There was a time when school students looked forward to catching up with their friends and making plans to meet over clandestine calls through a landline phone. Now, of course, thanks to technology and social media, staying connected or making plans with friends is not such a big ordeal. According to TCS (Tata Consultancy Services) Gen Y Survey 2013-14 , which aims to identify technology usage patterns among urban teenagers in the country. About 89% of teenagers surveyed have their own mobile phones and over 88% are registered on Facebook.
Pradipta Bagchi, vice president, corporate communications, Tata Consultancy Services, says, “The survey primarily focused on social networking preferences among urban teenagers such as whether they have registered on any social networking site and if so, how often they use/ access it, how many friends they have on these sites and how they access social media.”
According to the survey, while 58% of teenagers believe that social platforms help them stay in touch with family and friends, about 30% admit that real-time interaction has come down with the advent of social media websites.

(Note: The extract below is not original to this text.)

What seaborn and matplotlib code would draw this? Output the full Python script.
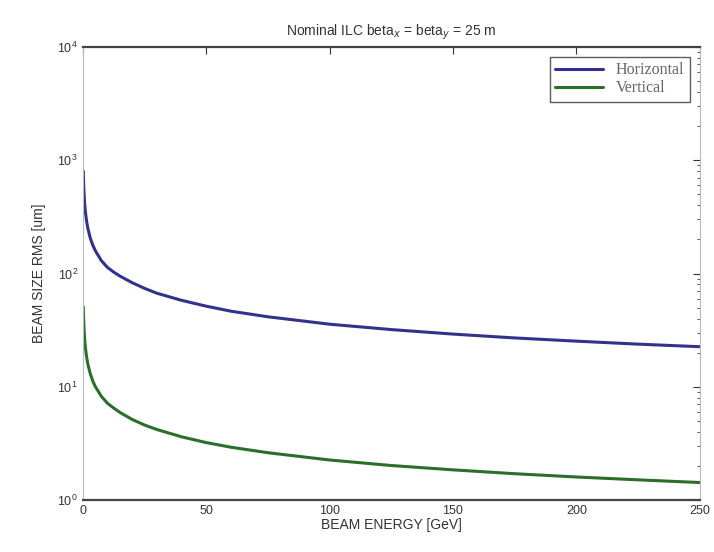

One of the heartening facts to come out of the survey is that students still prefer face-to-face interactions over other forms of communication, says Bagchi.

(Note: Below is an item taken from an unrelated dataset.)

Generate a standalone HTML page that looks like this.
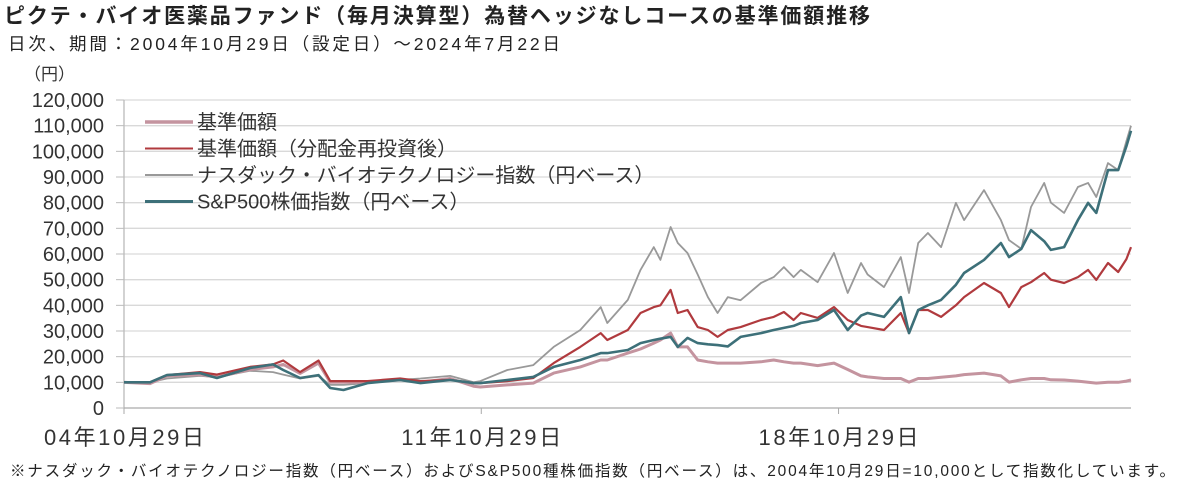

Teenagers are not only using social media to connect with their friends, but also to keep themselves updated on current affairs and news or gain some additional knowledge on the subjects they learn in school. About 56% of those surveyed claim that they have gained a better knowledge of current affairs and general knowledge through social media. Online shopping is also gaining prominence among high school students with seven out of ten urban teenagers shopping online. A significant percentage of these students not only buy movie or travel tickets online but also high-value items such as clothes and accessories.
Around 48% of urban teenagers post on Facebook once in three days; 53% of high school students have more than 120 friends (on FB), whereas 60% have over 120 friends in the other mini metros. Google + is becoming popular, Orkut is becoming obsolete and Twitter is not very popular among high school students as they find it complicated, points out the survey. There has also been a dramatic increase in mobile phone usage with nine out of ten teenagers using phones.
“In the last five years, the survey has witnessed a shift in preference from home PCs and laptops to smart phones that are the new one-stop shops for urban teenagers who want to stay connected,” says Bagchi.